Coming together as part of the school's collective is synergistic. The School of International Letters and Cultures and the Humanities Lab are aligned in their missions to help students become globally informed citizens in a world of complex challenges.
“This affiliation comes at an ideal time when the Humanities Lab and (the school) are experiencing accelerated growth and interest as the pandemic reveals the depth of global inequities as well as the urgency of transnational communication and collaboration,” Humanities Lab Co-director Juliann Vitullo said.
School of International Letters and Cultures Director and longtime supporter Nina Berman expressed her praise for the partnership: “The Humanities Lab is a highly dynamic incubator for innovative teaching at ASU. (The school) is very excited to become the home for the lab, which has been a true trailblazer, both in terms of the content of the courses offered as well as experimental pedagogies.”
Since its early inception, the Humanities Lab has partnered with the School of International Letters and Cultures to bring international perspectives into the lab experience.
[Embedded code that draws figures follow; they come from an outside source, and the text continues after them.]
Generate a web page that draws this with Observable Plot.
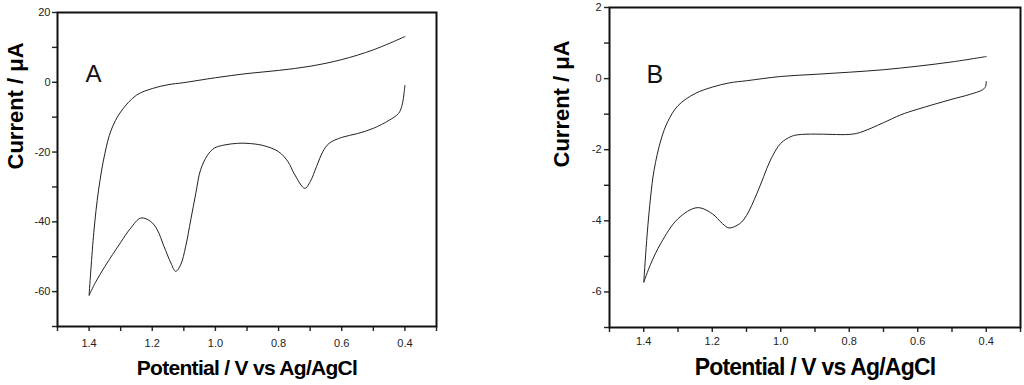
<!DOCTYPE html>
<html><head><meta charset="utf-8">
<script src="https://cdn.jsdelivr.net/npm/d3@7"></script>
<script src="https://cdn.jsdelivr.net/npm/@observablehq/plot@0.6"></script>
<style>
body{margin:0;background:#fff;}
#wrap{position:relative;width:1024px;height:385px;overflow:hidden;background:#fff;}
#wrap svg{position:absolute;top:0;}
</style></head><body><div id="wrap"></div>
<script>
// ---- Panel A data (Potential / V, Current / µA) ----
const potA_up = [0.40,0.50,0.60,0.70,0.80,0.90,1.00,1.10,1.15,1.20,1.25,1.30,1.33,1.35,1.37,1.385,1.40];
const curA_up = [13.1,9.3,6.5,4.6,3.4,2.5,1.3,-0.1,-0.7,-1.8,-3.7,-8.5,-13.7,-20.4,-30.9,-43.0,-61.1];
const potA_down = [1.40,1.38,1.35,1.30,1.27,1.236,1.205,1.184,1.163,1.141,1.126,1.110,1.094,1.078,1.062,1.047,1.025,1.004,0.973,0.93,0.90,0.85,0.80,0.77,0.75,0.717,0.70,0.68,0.66,0.64,0.60,0.55,0.50,0.45,0.42,0.41,0.405,0.40];
const curA_down = [-61.1,-57.4,-52.8,-45.9,-42.0,-38.9,-39.9,-42.3,-47.0,-51.8,-54.2,-52.3,-47.0,-39.4,-31.8,-25.1,-20.9,-18.9,-18.0,-17.5,-17.5,-18.1,-19.9,-22.8,-26.3,-30.4,-28.5,-24.2,-19.9,-17.5,-15.8,-14.7,-13.2,-10.9,-8.9,-6.9,-4.7,-0.9];

// ---- Panel B data ----
const potB_up = [0.40,0.50,0.60,0.70,0.80,0.90,1.00,1.10,1.15,1.20,1.25,1.30,1.33,1.35,1.37,1.38,1.39,1.40];
const curB_up = [0.62,0.47,0.35,0.25,0.18,0.12,0.06,-0.06,-0.12,-0.24,-0.42,-0.76,-1.21,-1.73,-2.58,-3.33,-4.37,-5.73];
const potB_down = [1.40,1.38,1.35,1.30,1.244,1.20,1.17,1.151,1.12,1.10,1.07,1.05,1.03,1.00,0.97,0.95,0.90,0.85,0.80,0.77,0.70,0.65,0.60,0.50,0.45,0.41,0.402,0.40];
const curB_down = [-5.73,-5.22,-4.63,-3.94,-3.63,-3.80,-4.08,-4.20,-4.08,-3.85,-3.24,-2.76,-2.29,-1.82,-1.63,-1.58,-1.56,-1.57,-1.57,-1.52,-1.24,-1.02,-0.86,-0.58,-0.45,-0.31,-0.22,-0.08];

// ---- Ticks and labels ----
const xTicks = [1.5,1.4,1.3,1.2,1.1,1.0,0.9,0.8,0.7,0.6,0.5,0.4,0.3];
const xTickLabels = [1.4,1.2,1.0,0.8,0.6,0.4];
const yTicksA = [-70,-60,-50,-40,-30,-20,-10,0,10,20];
const yTickLabelsA = [-60,-40,-20,0,20];
const yTicksB = [-7,-6,-5,-4,-3,-2,-1,0,1,2];
const yTickLabelsB = [-6,-4,-2,0,2];
const panelLabels = ["A","B"];
const xTitle = "Potential / V vs Ag/AgCl";
const yTitle = "Current / \u03bcA";

function rows(px, py, pu, cu) {
  const r = [];
  px.forEach((v, i) => r.push({V: v, I: py[i]}));
  pu.forEach((v, i) => r.push({V: v, I: cu[i]}));
  return r;
}
const has = (arr, d) => arr.some(v => Math.abs(v - d) < 1e-9);

function panel(cfg) {
  const svg = Plot.plot({
    width: cfg.width, height: 385,
    marginLeft: cfg.ml, marginRight: cfg.mr, marginTop: cfg.mt, marginBottom: cfg.mb,
    style: {fontFamily: "'Liberation Sans', Arial, sans-serif", fontSize: "11px", color: "#222", background: "#fff"},
    x: {domain: [1.5, 0.3]},
    y: {domain: cfg.ydomain},
    marks: [
      Plot.axisX({ticks: xTicks, tickSize: 5, tickPadding: cfg.xpad, strokeWidth: 1.4, label: null,
        tickFormat: d => has(xTickLabels, d) ? d3.format(".1f")(d) : ""}),
      Plot.axisY({ticks: cfg.yticks, tickSize: 5, tickPadding: cfg.ypad, strokeWidth: 1.4, label: null,
        tickFormat: d => has(cfg.ylabels, d) ? String(d) : ""}),
      Plot.frame({stroke: "#111", strokeWidth: 2}),
      Plot.line(cfg.data, {x: "V", y: "I", stroke: "#222", strokeWidth: 1, curve: "catmull-rom"}),
      Plot.text([cfg.letter], {frameAnchor: "top-left", textAnchor: "start", lineAnchor: "top",
        dx: cfg.ldx, dy: cfg.ldy, fontSize: cfg.lfs, fill: "#111"}),
      Plot.text([xTitle], {frameAnchor: "bottom", lineAnchor: "middle", dy: cfg.xtdy,
        fontSize: cfg.xtfs, fontWeight: "bold", fill: "#000"}),
      Plot.text([yTitle], {frameAnchor: "left", lineAnchor: "middle", rotate: -90, dx: cfg.ytdx,
        fontSize: 22, fontWeight: "bold", fill: "#000"})
    ]
  });
  svg.style.left = cfg.left + "px";
  d3.select(svg).selectAll("text").filter(function() { return this.textContent === xTitle; })
    .attr("letter-spacing", cfg.ls);
  return svg;
}

const wrap = document.getElementById("wrap");
wrap.appendChild(panel({
  left: 0, width: 445, ml: 57, mr: 9, mt: 12, mb: 59,
  ydomain: [-70, 20], yticks: yTicksA, ylabels: yTickLabelsA,
  xpad: 8, ypad: 2,
  data: rows(potA_up, curA_up, potA_down, curA_down),
  letter: panelLabels[0], ldx: 28, ldy: 52, lfs: 24,
  xtdy: 42, xtfs: 21, ls: "-0.7px", ytdx: -42
}));
wrap.appendChild(panel({
  left: 545, width: 479, ml: 64, mr: 4, mt: 7, mb: 58,
  ydomain: [-7, 2], yticks: yTicksB, ylabels: yTickLabelsB,
  xpad: 5, ypad: 3,
  data: rows(potB_up, curB_up, potB_down, curB_down),
  letter: panelLabels[1], ldx: 37, ldy: 58, lfs: 25,
  xtdy: 40, xtfs: 23, ls: "-0.8px", ytdx: -48
}));
</script></body></html>
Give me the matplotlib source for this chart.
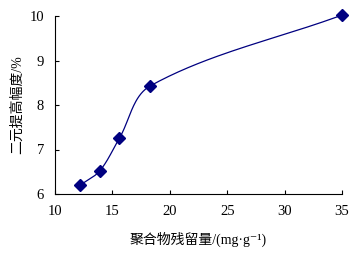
import numpy as np
import matplotlib
matplotlib.use("Agg")
import matplotlib.pyplot as plt

plt.rcParams['font.family'] = ['Liberation Serif', 'Noto Sans CJK SC', 'DejaVu Sans']

residual = [12.2, 13.9, 15.6, 18.3, 35.0]
increase = [6.2, 6.52, 7.25, 8.43, 10.02]
x_ticks = [10, 15, 20, 25, 30, 35]
y_ticks = [6, 7, 8, 9, 10]


def smooth(xs, ys, sx, sy, n=40):
    # smoothed line like Excel: bezier with tangent from neighbours,
    # control distance a third of the segment length (screen units)
    p = np.column_stack([np.array(xs) * sx, np.array(ys) * sy])
    m = len(p)
    tang = np.zeros_like(p)
    for i in range(m):
        a = p[max(i - 1, 0)]
        b = p[min(i + 1, m - 1)]
        d = b - a
        tang[i] = d / np.linalg.norm(d)
    t = np.linspace(0, 1, n)[:, None]
    out = []
    for i in range(m - 1):
        p1, p2 = p[i], p[i + 1]
        L = np.linalg.norm(p2 - p1) / 3
        c1 = p1 + tang[i] * L
        c2 = p2 - tang[i + 1] * L
        seg = (1 - t) ** 3 * p1 + 3 * (1 - t) ** 2 * t * c1 + 3 * (1 - t) * t ** 2 * c2 + t ** 3 * p2
        out.append(seg)
    out = np.vstack(out)
    return out[:, 0] / sx, out[:, 1] / sy


fig = plt.figure(figsize=(3.62, 2.59), dpi=100)
ax = fig.add_axes([55 / 362, 1 - 194 / 259, 287 / 362, 178 / 259])

sx_, sy_ = smooth(residual, increase, 287 / 25, 178 / 4)
ax.plot(sx_, sy_, color="#000080", lw=0.9, clip_on=False)
ax.plot(residual, increase, ls="none", marker="D", color="#000080",
        markersize=6.5, clip_on=False, zorder=3)

ax.set_xlim(10, 35)
ax.set_ylim(6, 10)
ax.set_xticks(x_ticks)
ax.set_yticks(y_ticks)
ax.spines["top"].set_visible(False)
ax.spines["right"].set_visible(False)
ax.tick_params(direction="in", length=3, labelsize=10.5, pad=8)

ax.set_xlabel("聚合物残留量/(mg·g⁻¹)", fontsize=10, labelpad=10)
ax.set_ylabel("二元提高幅度/%", fontsize=10, labelpad=4)

fig.savefig("out.png", dpi=100)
Collaborations include labs such as: "Re-Envisioning Food Systems" and "Facing Immigration" (fall 2018), "Facing Immigration II" (spring 2019), "Why is the Amazon Burning?" and "Only English?" (fall 2020), and "Sustainable Fashion" and "Information Overload" (coming spring 2021).
The fall 2020 labs Why is the Amazon Burning? and Only English? will be the first School of International Letters and Cultures cross-listed labs to kick off under the affiliation. Both labs continue the practice of bringing individuals and community partners from around the globe into their classroom experiences via Zoom and social media.
International study abroad programming is another space in which the two partners see the opportunity to grow together in a significant way.
Some of this had already begun to evolve organically with a collaborative research project and the creation of a new study abroad program developed by faculty team Christiane Reves, from the School of International Letters and Cultures and Sujey Vega, from the School of Social Transformation. Reves and Vega had designed a research project and summer 2020 study abroad experience comparing migration in Berlin and Phoenix as a new project stemming from their 2018 Humanities Lab "Facing Immigration I."
The School of Social Transformation was the inaugural home of the Humanities Lab because of the school’s focus on social justice. The school’s faculty have played and continue to play an important role in the creation of new Humanities Labs.
“The (schools') collaboration is an excellent example of ASU’s commitment to interdisciplinary rigor and creativity,” said Heather Switzer, from the School of Social Transformation and Humanities Lab co-director.
In addition to the School of International Letters and Cultures and the School of Social Transformation, the Humanities Lab currently collaborates with 12 colleges and schools from across all ASU campuses. Vitullo and Switzer invite and welcome exciting and interesting ideas for labs that address urgent social challenges from faculty from across all of ASU’s disciplines and programs.
Both the School of International Letters and Cultures and the Humanities Lab welcome students of all levels — both undergraduate and graduate — and from varying cultural and disciplinary backgrounds to participate in their programs and contribute to the creation of innovative approaches to making a better and more inclusive world.
“Since both (the School of International Letters and Cultures) and the Humanities Lab deeply value bridging cultural gaps as much as historical and cultural contexts, this merger is a very natural fit and we are quite pleased to have been able to bring this affiliation to fruition,” Berman said.